Mean-field methods are a common procedure for characterizing random heterogeneous materials. However, they typically provide only mean stresses and strains, which do not always allow predictions of failure in the phases since exact localization of these stresses and strains requires exact microscopic knowledge of the microstructures involved, which is generally not available. In this work, the maximum entropy method pioneered by Kreher and Pompe (Internal Stresses in Heterogeneous Solids, Physical Research, vol. 9, 1989) is used for estimating one-point probability distributions of local stresses and strains for various classes of materials without requiring microstructural information beyond the volume fractions.
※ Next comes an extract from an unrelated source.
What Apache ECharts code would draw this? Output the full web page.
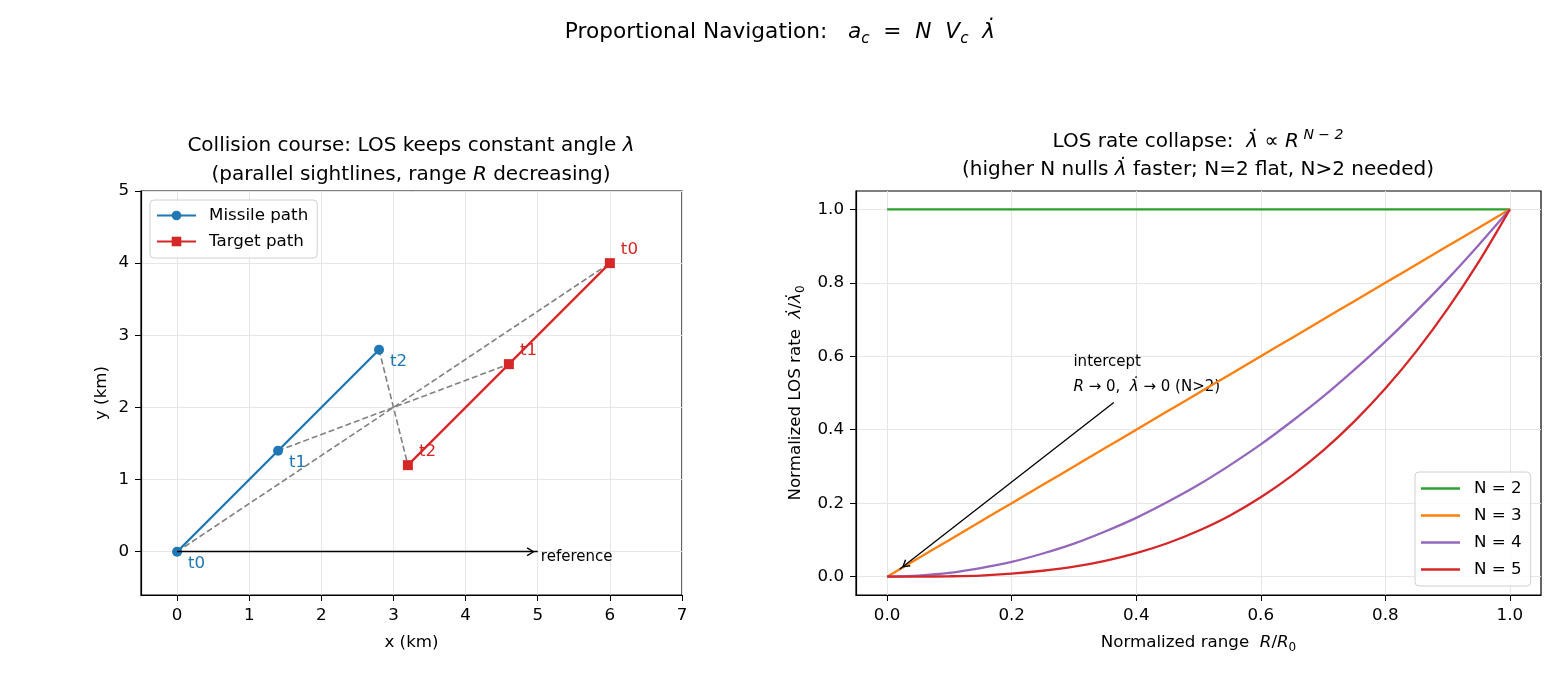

This approach yields analytical formulae for mean values and variances of stresses or strains of general heterogeneous linear thermoelastic materials as well as various special cases of this material class. Of these, the formulae for discrete-phase materials and the formulae for polycrystals in terms of their orientation distribution functions are novel. To illustrate the theory, a parametric study based on Al-Al2O3 composites is performed. Polycrystalline copper is considered as an additional example. Through comparison with full-field simulations, the method is found to be particularly suited for polycrystals and materials with elastic contrasts of up to 5. We see that, for increasing contrast, the dependence of our estimates on the particular microstructures is increasing, as well.